Es cierto que ETA ha podido reforzarse tras un periodo de inactividad, de forma que en el corto plazo podría tener la tentación de lanzar una campaña de atentados mortales. Esa tentación crecerá si los jueces siguen protagonizando excesos que dejan en ridículo el tan manido Estado de derecho. Pero con un poco de sensatez, sin dejarse llevar por la histeria, estamos a tiempo de evitar un nuevo retroceso. De lo que se trata es de dificultarle a ETA la vuelta a la violencia, no de proporcionarle coartadas. El clima alarmista que se ha creado contribuye tan sólo a facilitarles las cosas a los terroristas ante sus seguidores.

Aunque la lectura de la prensa cree la impresión contraria, el lío ahora mismo está en ETA y no en el Gobierno.

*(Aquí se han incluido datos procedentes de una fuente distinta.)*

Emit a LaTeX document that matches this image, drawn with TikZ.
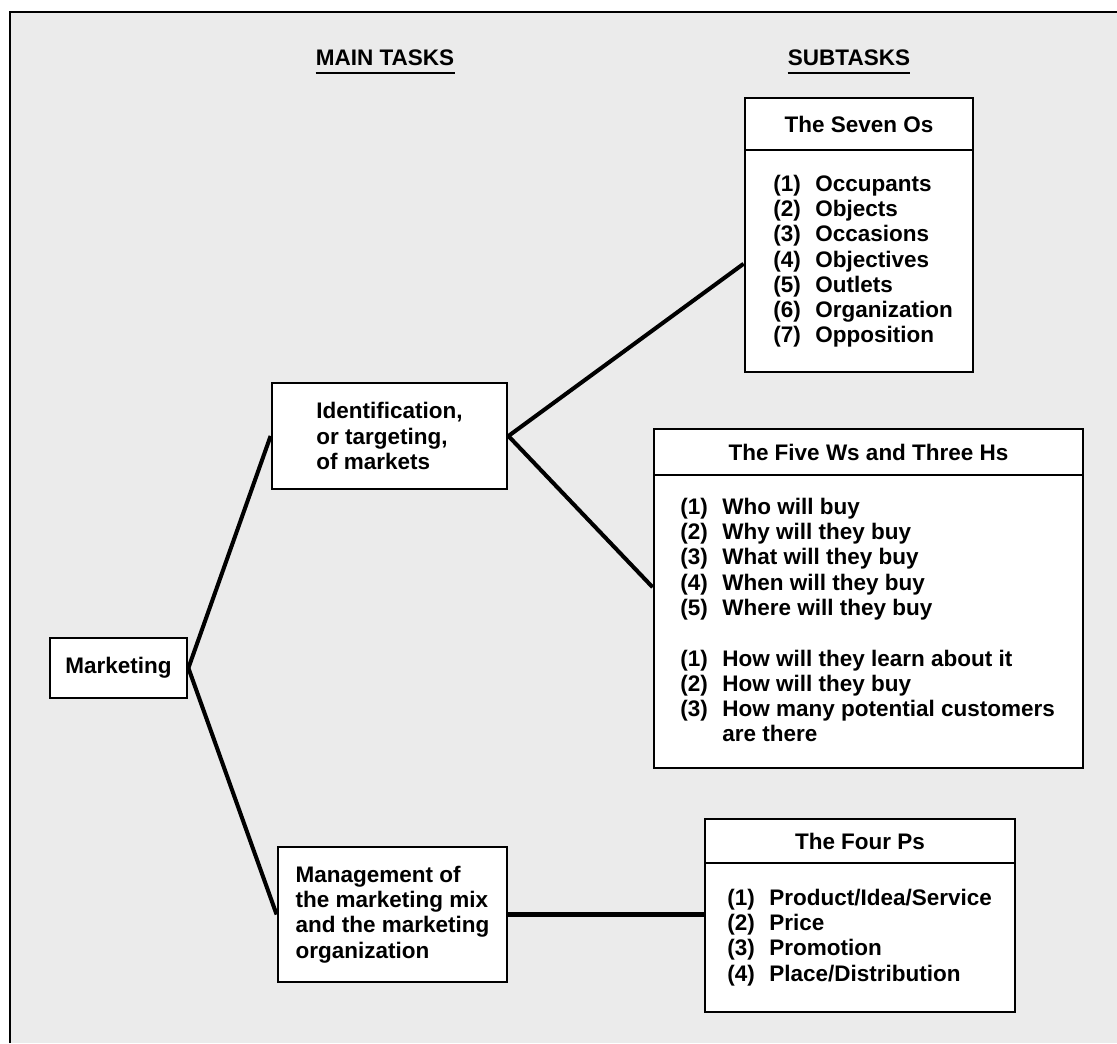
\documentclass[tikz,border=0pt]{standalone}
\usepackage{fontspec}
\setmainfont{Liberation Sans}
\usepackage{array}
\newcommand{\mkfont}{\fontsize{12.8}{14.4}\selectfont\bfseries}

\begin{document}
\begin{tikzpicture}[
  mktask/.style={draw,line width=1.6pt,fill=white,align=left,font=\mkfont},
  mksub/.style={draw,line width=1.6pt,fill=white},
  mksubhd/.style={draw,line width=1.6pt,anchor=north,font=\mkfont},
  mklist/.style={anchor=west,inner sep=0pt,font=\mkfont},
  mkhd/.style={anchor=base,inner xsep=0pt,inner ysep=4.5pt,text depth=0pt,font=\mkfont},
  mklink/.style={line width=2.3pt}
]
  \useasboundingbox (0,0) rectangle (22.34,-20.86);
  % page frame
  \fill[black!8] (0.2,-0.24) rectangle (22.34,-20.86);
  \draw[line width=1.6pt] (0.2,-20.86) -- (0.2,-0.24) -- (22.34,-0.24);
  % column headings
  \node[mkhd] (mainhd) at (7.7,-1.3) {MAIN TASKS};
  \draw[line width=1pt] (mainhd.south west) -- (mainhd.south east);
  \node[mkhd] (subhd) at (16.98,-1.3) {SUBTASKS};
  \draw[line width=1pt] (subhd.south west) -- (subhd.south east);
  % main tasks
  \node[mktask,minimum width=2.74cm,minimum height=1.2cm] (mkt) at (2.37,-13.36) {Marketing};
  \node[mktask,minimum width=4.7cm,minimum height=2.12cm] (ident) at (7.79,-8.72)
    {Identification,\\or targeting,\\of markets};
  \node[mktask,minimum width=4.58cm,minimum height=2.7cm] (mgmt) at (7.85,-18.29)
    {Management of\\the marketing mix\\and the marketing\\organization};
  % subtasks: the seven Os
  \node[mksub,minimum width=4.56cm,minimum height=5.48cm] (sevenos) at (17.18,-4.70) {};
  \node[mksubhd,minimum width=4.56cm,minimum height=1.04cm] (sevenoshd) at (sevenos.north) {The Seven Os};
  \node[mklist] (sevenoslist) at (15.46,-5.24) {\begin{tabular}{@{}p{0.84cm}@{}l@{}}
    (1) & Occupants\\
    (2) & Objects\\
    (3) & Occasions\\
    (4) & Objectives\\
    (5) & Outlets\\
    (6) & Organization\\
    (7) & Opposition
  \end{tabular}};
  % subtasks: five Ws and three Hs
  \node[mksub,minimum width=8.58cm,minimum height=6.78cm] (fivews) at (17.37,-11.97) {};
  \node[mksubhd,minimum width=8.58cm,minimum height=0.92cm] (fivewshd) at (fivews.north) {The Five Ws and Three Hs};
  \node[mklist] (fivewslist) at (13.6,-12.46) {\begin{tabular}{@{}p{0.84cm}@{}l@{}}
    (1) & Who will buy\\
    (2) & Why will they buy\\
    (3) & What will they buy\\
    (4) & When will they buy\\
    (5) & Where will they buy\\
        & \\
    (1) & How will they learn about it\\
    (2) & How will they buy\\
    (3) & How many potential customers\\
        & are there
  \end{tabular}};
  % subtasks: four Ps
  \node[mksub,minimum width=6.2cm,minimum height=3.86cm] (fourps) at (17.2,-18.31) {};
  \node[mksubhd,minimum width=6.2cm,minimum height=0.88cm] (fourpshd) at (fourps.north) {The Four Ps};
  \node[mklist] (fourpslist) at (14.54,-18.76) {\begin{tabular}{@{}p{0.84cm}@{}l@{}}
    (1) & Product/Idea/Service\\
    (2) & Price\\
    (3) & Promotion\\
    (4) & Place/Distribution
  \end{tabular}};
  % links
  \draw[mklink] (mkt.east) -- (ident.west);
  \draw[mklink] (mkt.east) -- (mgmt.west);
  \draw[mklink] (ident.east) -- (sevenos.194);
  \draw[mklink] (ident.east) -- (fivews.177);
  \draw[mklink] (mgmt.east) -- (mgmt.east -| fourps.west);
\end{tikzpicture}
\end{document}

El Gobierno debe evitar decisiones precipitadas y mantenerse firme, a la espera de comprobar qué hace ETA: o bien renuncia a seguir por la senda iniciada el 30-D, intentando recuperar parte de la credibilidad perdida, o bien realiza nuevos atentados mortales, cerrando definitivamente cualquier posibilidad de final dialogado de la violencia durante los próximos años.

Ignacio Sánchez-Cuenca, profesor de Sociología de la Universidad Complutense y coautor con José María Calleja de La derrota de ETA.